About the Author:
August Wilson is a major American playwright whose work has been consistently acclaimed as among the finest of the American theater. His first play, Ma Rainey's Black Bottom, won the New York Drama Critics' Circle Award for best new play of 1984-85. His second play, Fences, won numerous awards for best play of the year, 1987, including the Tony Award, the New York Drama Critics' Circle Award, the Drama Desk Award, and the Pulitzer Prize. Joe Turner's Come and Gone, his third play, was also voted best play of 1987-88 by the New York Drama Critics' Circle. In 1990, Wilson was awarded his second Pulitzer Prize for The Piano Lesson.
From Publishers Weekly:
Given the ferment in black theater since 1975, the period covered by this nine-play anthology, the offerings here are disappointing. The opening and closing plays, George C. Wolfe's The Colored Museum and August Wilson's Ma Rainey's Black Bottom , are by far the best works included, the former a coruscating attack on the cliches of black popular culture, the latter a taut examination of the dynamics of a group of black musicians in the late 1920s. What comes in between alternates between family melodramas derivative of O'Neill and Lorraine Hansberry (Steve Carter's Eden ; Leslie Lee's The First Breeze of Summer ) and failed avant-gardism redolent of the Off-Broadway of the early 1960s ( General Hag's Skeezag by Amiri Baraka and The Taking of Miss Janie by Ed Bullins).

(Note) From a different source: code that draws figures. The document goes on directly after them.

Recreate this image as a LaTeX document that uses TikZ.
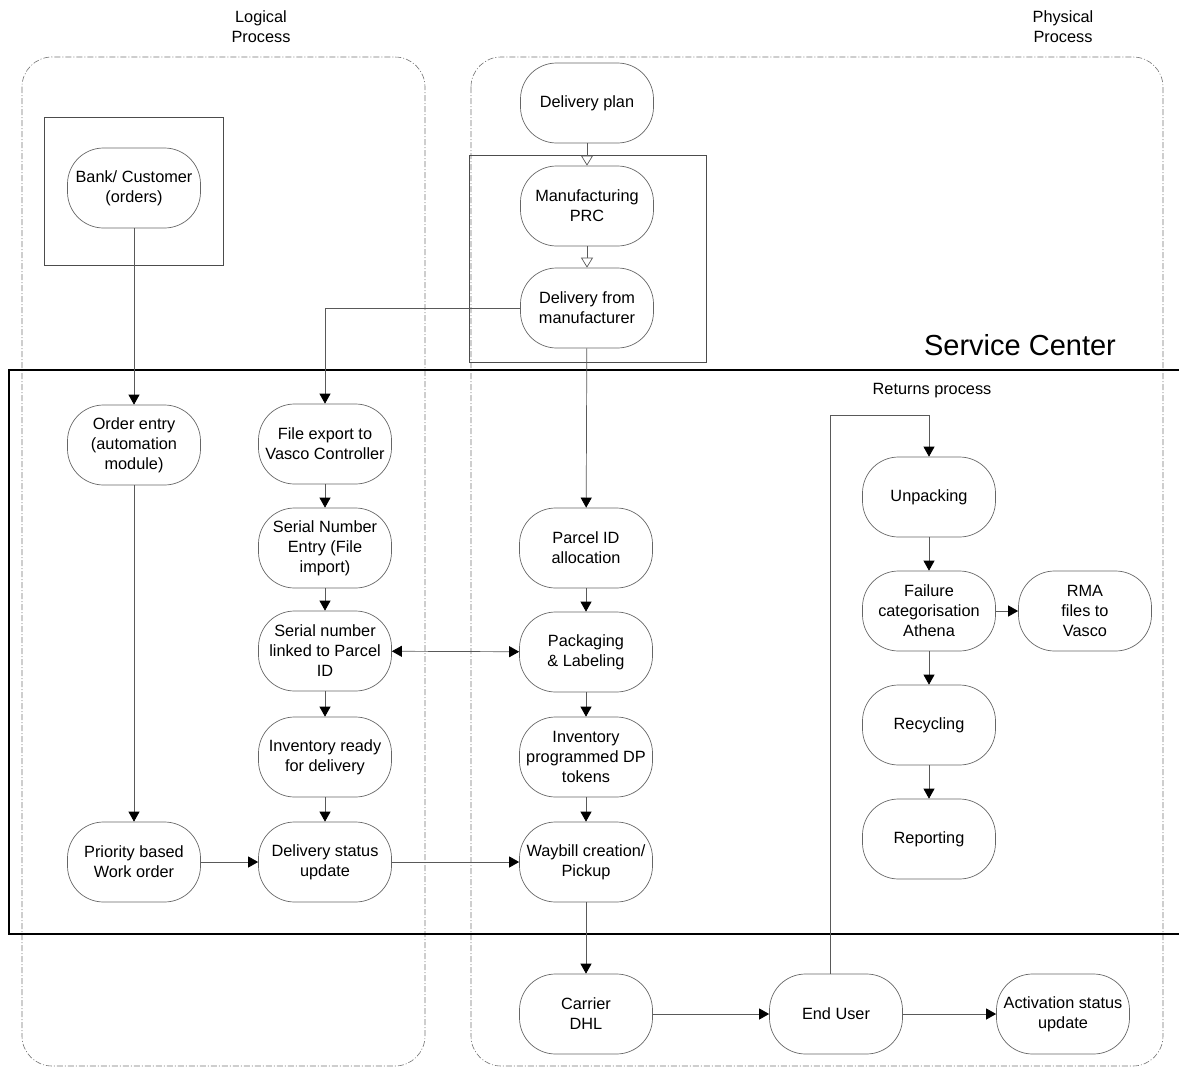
\documentclass[tikz,border=0pt]{standalone}
\usepackage{fontspec}
\setmainfont{Liberation Sans}
\usetikzlibrary{arrows.meta}
\newcommand{\nfont}{\fontsize{16.3}{20}\selectfont}
\tikzset{
  proc/.style={draw=black!60, line width=0.7pt, rounded corners=36pt, minimum width=133pt, minimum height=80pt, inner sep=1pt, align=center, font=\nfont},
  arr/.style={draw=black!65, line width=0.7pt, -{Triangle[length=10pt,width=11pt,color=black]}},
  darr/.style={draw=black!65, line width=0.7pt, {Triangle[length=10pt,width=11pt,color=black]}-{Triangle[length=10pt,width=11pt,color=black]}},
  oarr/.style={draw=black!65, line width=0.7pt, -{Triangle[open,length=10pt,width=12pt,fill=white]}},
  lane/.style={draw=black!55, line width=0.6pt, dash pattern=on 6pt off 2pt on 1pt off 2pt, rounded corners=30pt},
  frame/.style={draw=black!70, line width=0.8pt},
  lbl/.style={align=center, font=\nfont}
}
\begin{document}
\begin{tikzpicture}[x=1pt,y=-1pt]
\useasboundingbox (0,0) rectangle (1179,1068);
% lanes
\draw[lane] (22,57) rectangle (425,1066);
\draw[lane] (471,57) rectangle (1163,1066);
\node[lbl] (lp) at (261,27) {Logical\\Process};
\node[lbl] (pp) at (1063,27) {Physical\\Process};
% frames
\draw[frame] (44,117) rectangle (223,265);
\draw[frame] (469,155) rectangle (706,362);
\draw[black, line width=2.8pt] (1190,370) -- (9,370) -- (9,934) -- (1190,934);
\node[font=\fontsize{29}{34}\selectfont, anchor=base] (sc) at (1020,355) {Service Center};
\node[lbl] (rp) at (932,391) {Returns process};
% nodes
\node[proc] (bank) at (134,188) {Bank/ Customer\\(orders)};
\node[proc] (dplan) at (587,103) {Delivery plan};
\node[proc] (mprc) at (587,206) {Manufacturing\\PRC};
\node[proc] (dfm) at (587,308) {Delivery from\\manufacturer};
\node[proc] (order) at (134,445) {Order entry\\(automation\\module)};
\node[proc] (fexp) at (325,444) {File export to\\Vasco Controller};
\node[proc] (sne) at (325,548) {Serial Number\\Entry (File\\import)};
\node[proc] (snl) at (325,651) {Serial number\\linked to Parcel\\ID};
\node[proc] (inv) at (325,757) {Inventory ready\\for delivery};
\node[proc] (dsu) at (325,862) {Delivery status\\update};
\node[proc] (prio) at (134,862) {Priority based\\Work order};
\node[proc] (parcel) at (586,548) {Parcel ID\\allocation};
\node[proc] (pack) at (586,652) {Packaging\\\& Labeling};
\node[proc] (invp) at (586,757) {Inventory\\programmed DP\\tokens};
\node[proc] (way) at (586,862) {Waybill creation/\\Pickup};
\node[proc] (unpack) at (929,497) {Unpacking};
\node[proc] (fail) at (929,611) {Failure\\categorisation\\Athena};
\node[proc] (rma) at (1085,611) {RMA\\files to\\Vasco};
\node[proc] (recyc) at (929,725) {Recycling};
\node[proc] (report) at (929,839) {Reporting};
\node[proc] (carrier) at (586,1014) {Carrier\\DHL};
\node[proc] (eu) at (836,1014) {End User};
\node[proc] (act) at (1063,1014) {Activation status\\update};
% connectors
\draw[oarr] (dplan) -- (mprc);
\draw[oarr] (mprc) -- (dfm);
\draw[arr] (bank) -- (order);
\draw[arr] (order) -- (prio);
\draw[arr] (prio) -- (dsu);
\draw[arr] (dsu) -- (way);
\draw[arr] (dfm.west) -| (fexp.north);
\draw[arr] (dfm) -- (parcel);
\draw[arr] (fexp) -- (sne);
\draw[arr] (sne) -- (snl);
\draw[arr] (snl) -- (inv);
\draw[arr] (inv) -- (dsu);
\draw[darr] (snl) -- (pack);
\draw[arr] (parcel) -- (pack);
\draw[arr] (pack) -- (invp);
\draw[arr] (invp) -- (way);
\draw[arr] (way) -- (carrier);
\draw[arr] (carrier) -- (eu);
\draw[arr] (eu) -- (act);
\coordinate (ru) at (830,415);
\draw[arr] (eu.north -| ru) -- (ru) -| (unpack.north);
\draw[arr] (unpack) -- (fail);
\draw[arr] (fail) -- (rma);
\draw[arr] (fail) -- (recyc);
\draw[arr] (recyc) -- (report);
\end{tikzpicture}
\end{document}
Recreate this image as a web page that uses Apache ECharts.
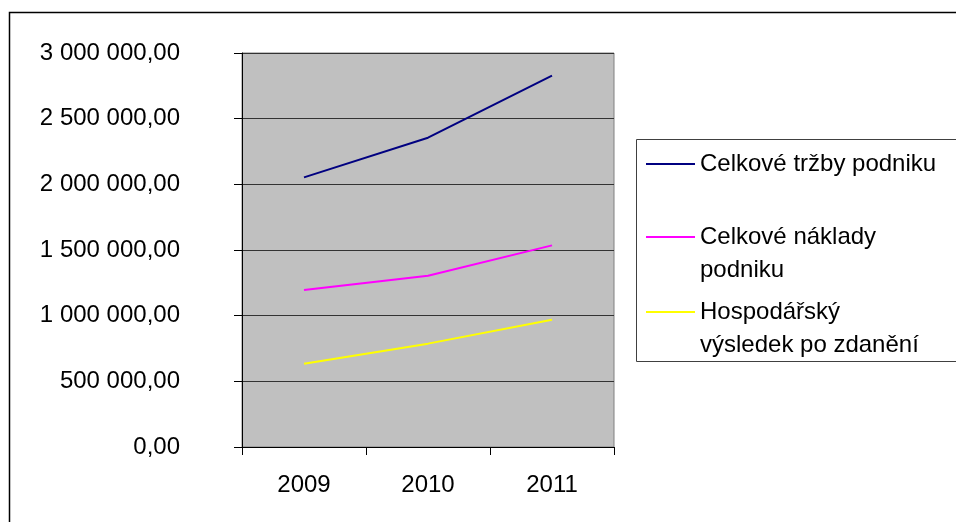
<!DOCTYPE html>
<html lang="cs">
<head>
  <meta charset="UTF-8">
  <title>Tržby, náklady a výsledek</title>
  <script src="https://cdn.jsdelivr.net/npm/echarts@6/dist/echarts.min.js"></script>
  <style>
    html, body { margin: 0; padding: 0; background: #fff; }
    #chart { width: 956px; height: 522px; }
  </style>
</head>
<body>
<div id="chart"></div>
<script>
  // data
  var years = ['2009', '2010', '2011'];
  var trzby = [2053000, 2355000, 2827000];
  var naklady = [1195000, 1304000, 1535000];
  var vysledek = [634000, 787000, 969000];
  var names = ['Celkové tržby podniku', 'Celkové náklady podniku', 'Hospodářský výsledek po zdanění'];
  var legendLabels = ['Celkové tržby podniku', 'Celkové náklady\npodniku', 'Hospodářský\nvýsledek po zdanění'];
  var colors = ['#000080', '#ff00ff', '#ffff00'];

  var font = '"Liberation Sans", Arial, sans-serif';

  // 3 000 000,00
  function fmt(v) {
    var s = String(Math.round(v));
    s = s.replace(/\B(?=(\d{3})+(?!\d))/g, ' ');
    return s + ',00';
  }

  var chart = echarts.init(document.getElementById('chart'));

  var legendBase = {
    orient: 'vertical',
    left: 646,
    icon: 'rect',
    itemWidth: 49,
    itemHeight: 2,
    padding: 0,
    selectedMode: false,
    textStyle: { fontFamily: font, fontSize: 24, color: '#000', lineHeight: 33 }
  };

  // empty first line keeps the icon level with the first text line
  function legendAt(i, top) {
    return Object.assign({}, legendBase, {
      data: [names[i]],
      top: top,
      formatter: function () {
        var t = legendLabels[i];
        return t.indexOf('\n') >= 0 ? ' \n' + t : t;
      }
    });
  }

  chart.setOption({
    animation: false,
    backgroundColor: '#fff',
    textStyle: { fontFamily: font },
    graphic: [
      { type: 'rect', z: -1, shape: { x: 9.5, y: 12.5, width: 1000, height: 600 },
        style: { fill: 'none', stroke: '#000', lineWidth: 1.5 } },
      { type: 'rect', z: -1, shape: { x: 636.5, y: 139.5, width: 330, height: 222 },
        style: { fill: 'none', stroke: '#404040', lineWidth: 1 } }
    ],
    legend: [
      legendAt(0, 147.5),
      legendAt(1, 187.5),
      legendAt(2, 262.5)
    ],
    grid: {
      left: 242, right: 342, top: 53, bottom: 75,
      show: true, backgroundColor: '#c0c0c0', borderColor: '#808080', borderWidth: 1
    },
    xAxis: {
      type: 'category',
      data: years,
      boundaryGap: true,
      axisLine: { lineStyle: { color: '#000', width: 1 } },
      axisTick: { show: true, length: 8, lineStyle: { color: '#000' } },
      axisLabel: { color: '#000', fontSize: 24, margin: 26, fontFamily: font },
      splitLine: { show: false }
    },
    yAxis: {
      type: 'value',
      min: 0,
      max: 3000000,
      interval: 500000,
      axisLine: { show: true, lineStyle: { color: '#000', width: 1 } },
      axisTick: { show: true, length: 8, lineStyle: { color: '#000' } },
      axisLabel: { color: '#000', fontSize: 24, margin: 62, fontFamily: font, formatter: fmt },
      splitLine: { show: true, lineStyle: { color: '#333', width: 1 } }
    },
    series: [
      { name: names[0], type: 'line', data: trzby, symbol: 'none', color: colors[0], lineStyle: { width: 2, color: colors[0] } },
      { name: names[1], type: 'line', data: naklady, symbol: 'none', color: colors[1], lineStyle: { width: 2, color: colors[1] } },
      { name: names[2], type: 'line', data: vysledek, symbol: 'none', color: colors[2], lineStyle: { width: 2, color: colors[2] } }
    ]
  });
</script>
</body>
</html>
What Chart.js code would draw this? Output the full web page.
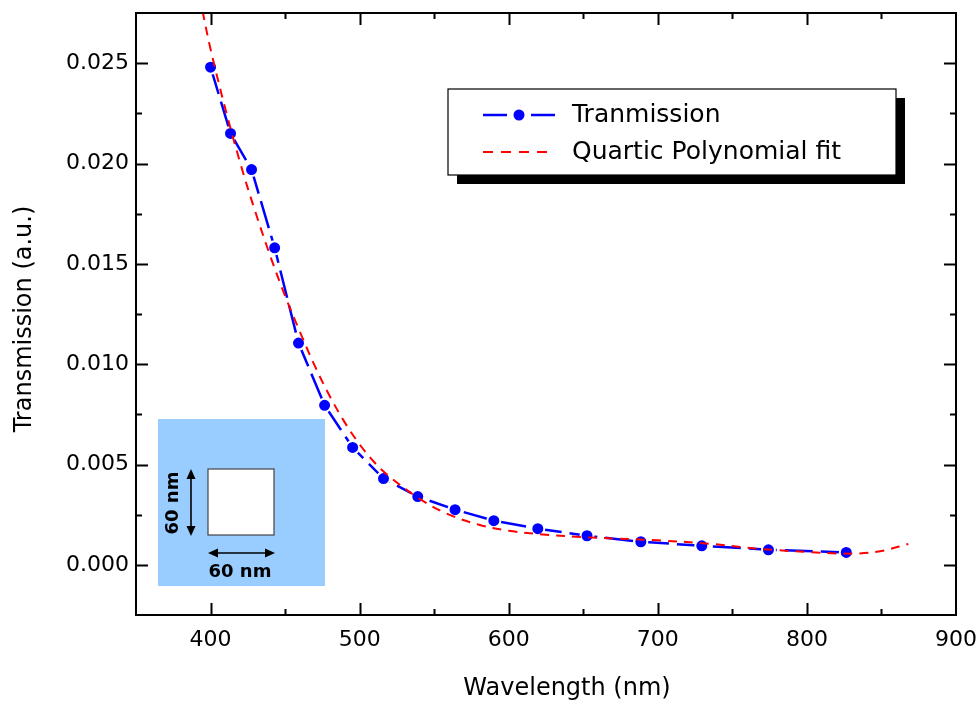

At their worst, several of the plays here offer casual anti-Semitism (the Baraka and, in a more guarded context, the Bullins) or vicious homophobia (P. J. Gibson's messy Long Time Since Yesterday ) . Playwright Branch's introduction begins promisingly, with an account of the first African American theater ventures, but quickly degenerates into a catalogue of titles and dates.